Stated exercise >> Print the listing from its top line through the line containing "-0.02, -0.02, 0.15, -0.33, -0.14, -0.035]", nothing more, and leave out the pictures.
+---+
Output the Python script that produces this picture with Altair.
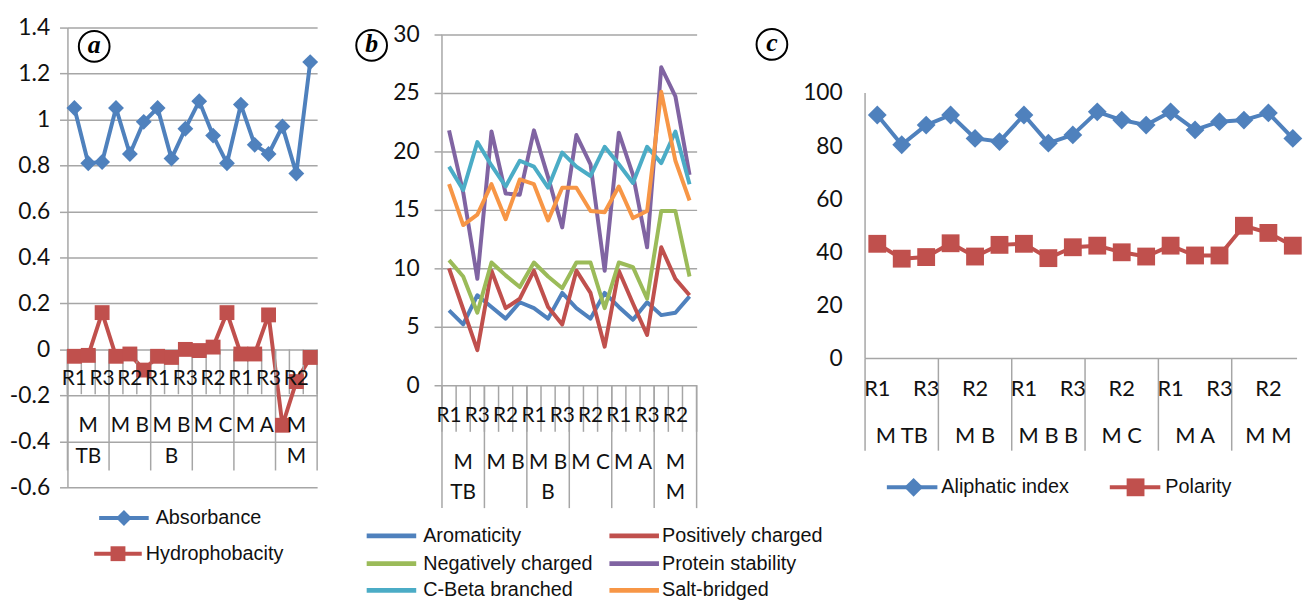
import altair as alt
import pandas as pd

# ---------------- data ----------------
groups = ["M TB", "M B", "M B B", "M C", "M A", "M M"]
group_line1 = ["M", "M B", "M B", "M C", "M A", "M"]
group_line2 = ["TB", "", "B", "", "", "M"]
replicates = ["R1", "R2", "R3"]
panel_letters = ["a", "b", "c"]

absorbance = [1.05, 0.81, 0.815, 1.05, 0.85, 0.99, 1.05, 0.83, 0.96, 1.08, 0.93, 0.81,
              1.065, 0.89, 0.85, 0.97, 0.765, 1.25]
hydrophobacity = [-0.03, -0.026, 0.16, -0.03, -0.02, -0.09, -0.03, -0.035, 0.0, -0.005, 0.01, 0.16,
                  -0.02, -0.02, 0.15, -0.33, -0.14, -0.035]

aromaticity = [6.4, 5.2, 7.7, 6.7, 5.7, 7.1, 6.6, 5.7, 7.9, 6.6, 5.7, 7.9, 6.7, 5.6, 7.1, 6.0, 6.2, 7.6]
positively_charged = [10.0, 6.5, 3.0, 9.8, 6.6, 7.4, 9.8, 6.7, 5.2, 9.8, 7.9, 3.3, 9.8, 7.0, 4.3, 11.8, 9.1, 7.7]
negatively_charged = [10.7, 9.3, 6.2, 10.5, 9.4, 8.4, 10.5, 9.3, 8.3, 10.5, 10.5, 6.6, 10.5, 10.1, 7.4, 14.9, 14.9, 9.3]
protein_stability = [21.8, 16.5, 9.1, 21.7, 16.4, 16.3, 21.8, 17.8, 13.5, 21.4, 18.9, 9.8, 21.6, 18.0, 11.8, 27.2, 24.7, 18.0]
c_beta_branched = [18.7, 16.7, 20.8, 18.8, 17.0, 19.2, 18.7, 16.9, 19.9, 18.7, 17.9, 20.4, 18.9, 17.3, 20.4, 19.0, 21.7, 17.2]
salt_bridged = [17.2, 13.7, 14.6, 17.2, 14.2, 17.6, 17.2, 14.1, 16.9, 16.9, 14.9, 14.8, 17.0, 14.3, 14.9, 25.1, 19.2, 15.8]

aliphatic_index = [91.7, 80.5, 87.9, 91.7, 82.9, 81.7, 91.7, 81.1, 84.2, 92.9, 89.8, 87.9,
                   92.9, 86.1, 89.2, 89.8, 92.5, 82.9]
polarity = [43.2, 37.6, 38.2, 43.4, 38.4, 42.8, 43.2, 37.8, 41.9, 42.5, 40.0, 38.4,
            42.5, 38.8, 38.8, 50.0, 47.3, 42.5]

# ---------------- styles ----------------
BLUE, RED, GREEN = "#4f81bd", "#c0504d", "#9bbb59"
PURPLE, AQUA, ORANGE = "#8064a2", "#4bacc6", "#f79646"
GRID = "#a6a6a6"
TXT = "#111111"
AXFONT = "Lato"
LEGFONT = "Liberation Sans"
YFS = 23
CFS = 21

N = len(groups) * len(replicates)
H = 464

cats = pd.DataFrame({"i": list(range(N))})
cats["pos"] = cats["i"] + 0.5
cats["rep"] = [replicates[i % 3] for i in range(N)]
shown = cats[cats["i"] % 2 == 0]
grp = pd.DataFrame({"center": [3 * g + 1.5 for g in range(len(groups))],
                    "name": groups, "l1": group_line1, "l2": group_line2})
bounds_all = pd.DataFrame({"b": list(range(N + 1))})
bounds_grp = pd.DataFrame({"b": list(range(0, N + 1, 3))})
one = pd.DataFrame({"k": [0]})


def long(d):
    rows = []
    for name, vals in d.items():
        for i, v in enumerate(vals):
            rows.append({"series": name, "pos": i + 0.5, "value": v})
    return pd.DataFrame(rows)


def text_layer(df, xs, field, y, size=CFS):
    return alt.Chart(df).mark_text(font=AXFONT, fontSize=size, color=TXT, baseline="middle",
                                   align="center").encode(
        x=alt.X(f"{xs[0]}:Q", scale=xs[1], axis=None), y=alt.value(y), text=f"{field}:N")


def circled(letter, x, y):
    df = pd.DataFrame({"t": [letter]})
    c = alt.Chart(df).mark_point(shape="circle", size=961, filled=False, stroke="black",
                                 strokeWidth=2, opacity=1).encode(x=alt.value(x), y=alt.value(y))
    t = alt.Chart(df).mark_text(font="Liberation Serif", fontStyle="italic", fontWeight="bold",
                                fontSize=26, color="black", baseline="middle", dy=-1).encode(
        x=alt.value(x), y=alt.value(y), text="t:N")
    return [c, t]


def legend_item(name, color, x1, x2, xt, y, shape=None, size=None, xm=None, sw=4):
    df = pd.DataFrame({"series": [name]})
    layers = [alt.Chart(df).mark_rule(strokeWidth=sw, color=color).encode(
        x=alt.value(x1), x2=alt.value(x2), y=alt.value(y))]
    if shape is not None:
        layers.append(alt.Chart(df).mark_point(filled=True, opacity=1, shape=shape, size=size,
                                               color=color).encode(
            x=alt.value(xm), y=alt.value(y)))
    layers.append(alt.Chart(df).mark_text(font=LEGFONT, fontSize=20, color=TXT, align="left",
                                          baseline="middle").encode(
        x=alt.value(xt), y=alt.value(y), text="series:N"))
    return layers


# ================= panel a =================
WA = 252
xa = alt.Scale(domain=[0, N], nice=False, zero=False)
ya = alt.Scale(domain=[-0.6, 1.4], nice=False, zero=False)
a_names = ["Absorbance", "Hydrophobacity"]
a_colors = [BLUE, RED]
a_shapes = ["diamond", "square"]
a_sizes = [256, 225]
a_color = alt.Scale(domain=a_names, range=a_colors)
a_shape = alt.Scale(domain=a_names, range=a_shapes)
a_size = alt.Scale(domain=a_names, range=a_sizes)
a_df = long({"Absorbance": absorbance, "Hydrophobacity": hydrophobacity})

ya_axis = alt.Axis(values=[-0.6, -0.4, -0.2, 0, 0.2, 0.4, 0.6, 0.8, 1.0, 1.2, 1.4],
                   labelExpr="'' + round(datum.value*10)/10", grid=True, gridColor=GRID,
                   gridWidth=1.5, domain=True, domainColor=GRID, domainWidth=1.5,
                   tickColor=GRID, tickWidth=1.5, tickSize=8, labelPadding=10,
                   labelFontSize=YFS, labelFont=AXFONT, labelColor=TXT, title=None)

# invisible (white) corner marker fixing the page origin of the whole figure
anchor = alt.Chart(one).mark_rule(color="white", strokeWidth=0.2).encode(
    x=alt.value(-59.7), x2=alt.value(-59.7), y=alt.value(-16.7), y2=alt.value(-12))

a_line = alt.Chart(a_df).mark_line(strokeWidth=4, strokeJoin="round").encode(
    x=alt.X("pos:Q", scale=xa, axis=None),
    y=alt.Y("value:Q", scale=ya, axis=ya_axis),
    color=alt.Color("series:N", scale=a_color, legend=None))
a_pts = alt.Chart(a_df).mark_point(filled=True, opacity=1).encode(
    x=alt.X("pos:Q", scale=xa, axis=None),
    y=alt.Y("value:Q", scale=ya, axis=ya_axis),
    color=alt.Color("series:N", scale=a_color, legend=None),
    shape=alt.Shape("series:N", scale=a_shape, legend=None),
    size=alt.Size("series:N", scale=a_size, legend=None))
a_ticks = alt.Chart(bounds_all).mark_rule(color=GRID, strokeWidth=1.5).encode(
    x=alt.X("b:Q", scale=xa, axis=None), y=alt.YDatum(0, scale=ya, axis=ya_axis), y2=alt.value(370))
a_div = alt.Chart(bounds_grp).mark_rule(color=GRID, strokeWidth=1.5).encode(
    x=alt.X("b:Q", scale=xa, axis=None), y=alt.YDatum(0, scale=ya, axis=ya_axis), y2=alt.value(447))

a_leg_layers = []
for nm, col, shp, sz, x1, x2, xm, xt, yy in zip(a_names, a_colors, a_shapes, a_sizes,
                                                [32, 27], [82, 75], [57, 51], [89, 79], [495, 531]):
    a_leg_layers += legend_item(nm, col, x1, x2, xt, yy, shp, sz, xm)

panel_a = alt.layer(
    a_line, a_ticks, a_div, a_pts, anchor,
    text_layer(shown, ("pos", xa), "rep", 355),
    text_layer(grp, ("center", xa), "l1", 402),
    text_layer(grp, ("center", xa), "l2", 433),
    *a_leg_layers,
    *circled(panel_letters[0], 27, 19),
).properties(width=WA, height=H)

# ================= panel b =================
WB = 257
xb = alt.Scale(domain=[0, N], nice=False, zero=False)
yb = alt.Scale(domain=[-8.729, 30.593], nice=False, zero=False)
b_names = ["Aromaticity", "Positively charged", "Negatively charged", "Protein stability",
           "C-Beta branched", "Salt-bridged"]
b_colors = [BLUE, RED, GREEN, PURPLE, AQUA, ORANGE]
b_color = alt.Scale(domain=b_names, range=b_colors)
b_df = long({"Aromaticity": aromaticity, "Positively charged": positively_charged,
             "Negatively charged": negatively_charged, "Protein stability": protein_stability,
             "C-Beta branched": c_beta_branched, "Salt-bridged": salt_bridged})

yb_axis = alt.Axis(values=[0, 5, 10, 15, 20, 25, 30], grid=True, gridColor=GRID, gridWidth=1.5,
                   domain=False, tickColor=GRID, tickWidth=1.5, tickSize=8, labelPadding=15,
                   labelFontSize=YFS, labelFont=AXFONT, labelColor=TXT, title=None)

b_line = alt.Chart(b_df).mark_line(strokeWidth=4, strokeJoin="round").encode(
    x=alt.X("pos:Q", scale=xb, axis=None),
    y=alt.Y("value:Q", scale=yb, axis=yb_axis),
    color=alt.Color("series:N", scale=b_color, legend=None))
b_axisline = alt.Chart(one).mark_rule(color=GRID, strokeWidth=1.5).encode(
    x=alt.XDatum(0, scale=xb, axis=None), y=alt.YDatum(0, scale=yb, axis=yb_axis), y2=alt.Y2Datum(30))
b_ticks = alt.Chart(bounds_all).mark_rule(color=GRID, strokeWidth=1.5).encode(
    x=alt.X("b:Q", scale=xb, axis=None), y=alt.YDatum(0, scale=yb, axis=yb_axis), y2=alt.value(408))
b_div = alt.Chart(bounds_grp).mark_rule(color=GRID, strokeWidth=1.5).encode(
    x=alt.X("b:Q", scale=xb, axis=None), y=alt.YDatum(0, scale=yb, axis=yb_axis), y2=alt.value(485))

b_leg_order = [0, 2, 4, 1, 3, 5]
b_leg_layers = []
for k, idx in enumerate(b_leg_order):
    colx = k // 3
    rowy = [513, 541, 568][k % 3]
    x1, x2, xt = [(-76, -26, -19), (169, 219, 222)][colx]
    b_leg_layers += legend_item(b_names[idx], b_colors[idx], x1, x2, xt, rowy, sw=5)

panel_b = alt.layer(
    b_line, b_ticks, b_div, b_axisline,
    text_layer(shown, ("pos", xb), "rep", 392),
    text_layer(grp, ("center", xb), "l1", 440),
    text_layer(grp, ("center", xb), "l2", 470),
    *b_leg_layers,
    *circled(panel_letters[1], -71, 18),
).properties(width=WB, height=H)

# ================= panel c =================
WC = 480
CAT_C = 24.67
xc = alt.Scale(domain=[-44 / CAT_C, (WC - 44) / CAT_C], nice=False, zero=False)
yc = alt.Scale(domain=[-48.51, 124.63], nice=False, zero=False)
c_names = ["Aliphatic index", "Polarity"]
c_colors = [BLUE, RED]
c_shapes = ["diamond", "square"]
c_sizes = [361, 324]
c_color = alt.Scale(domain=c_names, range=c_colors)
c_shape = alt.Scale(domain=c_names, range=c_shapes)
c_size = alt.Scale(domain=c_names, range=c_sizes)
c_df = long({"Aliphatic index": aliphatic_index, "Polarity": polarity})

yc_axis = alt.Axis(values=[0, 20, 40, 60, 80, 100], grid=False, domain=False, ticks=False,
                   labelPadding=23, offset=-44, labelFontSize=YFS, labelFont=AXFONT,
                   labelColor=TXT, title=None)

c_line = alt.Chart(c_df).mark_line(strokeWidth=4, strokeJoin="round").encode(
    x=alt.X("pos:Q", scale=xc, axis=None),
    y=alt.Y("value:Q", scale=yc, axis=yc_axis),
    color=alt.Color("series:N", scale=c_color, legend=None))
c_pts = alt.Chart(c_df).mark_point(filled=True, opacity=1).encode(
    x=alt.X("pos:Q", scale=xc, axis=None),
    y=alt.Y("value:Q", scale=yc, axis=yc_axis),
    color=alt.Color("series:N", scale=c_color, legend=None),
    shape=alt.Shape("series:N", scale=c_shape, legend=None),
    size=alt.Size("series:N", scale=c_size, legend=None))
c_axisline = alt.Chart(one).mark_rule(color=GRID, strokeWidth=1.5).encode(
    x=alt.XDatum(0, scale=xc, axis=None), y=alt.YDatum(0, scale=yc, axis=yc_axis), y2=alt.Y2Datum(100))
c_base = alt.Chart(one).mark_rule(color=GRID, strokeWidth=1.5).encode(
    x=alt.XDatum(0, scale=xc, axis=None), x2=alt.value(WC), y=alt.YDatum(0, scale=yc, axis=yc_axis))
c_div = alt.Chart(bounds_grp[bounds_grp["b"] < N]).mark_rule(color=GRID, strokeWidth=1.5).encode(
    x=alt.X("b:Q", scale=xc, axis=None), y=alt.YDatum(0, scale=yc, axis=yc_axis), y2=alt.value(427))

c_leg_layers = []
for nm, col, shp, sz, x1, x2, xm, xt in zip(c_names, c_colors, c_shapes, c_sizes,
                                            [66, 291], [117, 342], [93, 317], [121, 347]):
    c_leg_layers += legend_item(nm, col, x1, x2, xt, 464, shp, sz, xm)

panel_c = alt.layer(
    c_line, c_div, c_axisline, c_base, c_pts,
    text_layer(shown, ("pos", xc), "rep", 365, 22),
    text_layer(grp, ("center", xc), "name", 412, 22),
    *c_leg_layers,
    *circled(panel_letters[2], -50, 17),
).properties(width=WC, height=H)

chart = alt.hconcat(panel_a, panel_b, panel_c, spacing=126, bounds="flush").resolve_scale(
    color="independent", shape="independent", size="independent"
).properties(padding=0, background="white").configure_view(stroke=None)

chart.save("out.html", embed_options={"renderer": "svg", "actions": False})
+---+
Output below >>
Output the Python script that produces this picture with Altair.
import altair as alt
import pandas as pd

# ---------------- data ----------------
groups = ["M TB", "M B", "M B B", "M C", "M A", "M M"]
group_line1 = ["M", "M B", "M B", "M C", "M A", "M"]
group_line2 = ["TB", "", "B", "", "", "M"]
replicates = ["R1", "R2", "R3"]
panel_letters = ["a", "b", "c"]

absorbance = [1.05, 0.81, 0.815, 1.05, 0.85, 0.99, 1.05, 0.83, 0.96, 1.08, 0.93, 0.81,
              1.065, 0.89, 0.85, 0.97, 0.765, 1.25]
hydrophobacity = [-0.03, -0.026, 0.16, -0.03, -0.02, -0.09, -0.03, -0.035, 0.0, -0.005, 0.01, 0.16,
                  -0.02, -0.02, 0.15, -0.33, -0.14, -0.035]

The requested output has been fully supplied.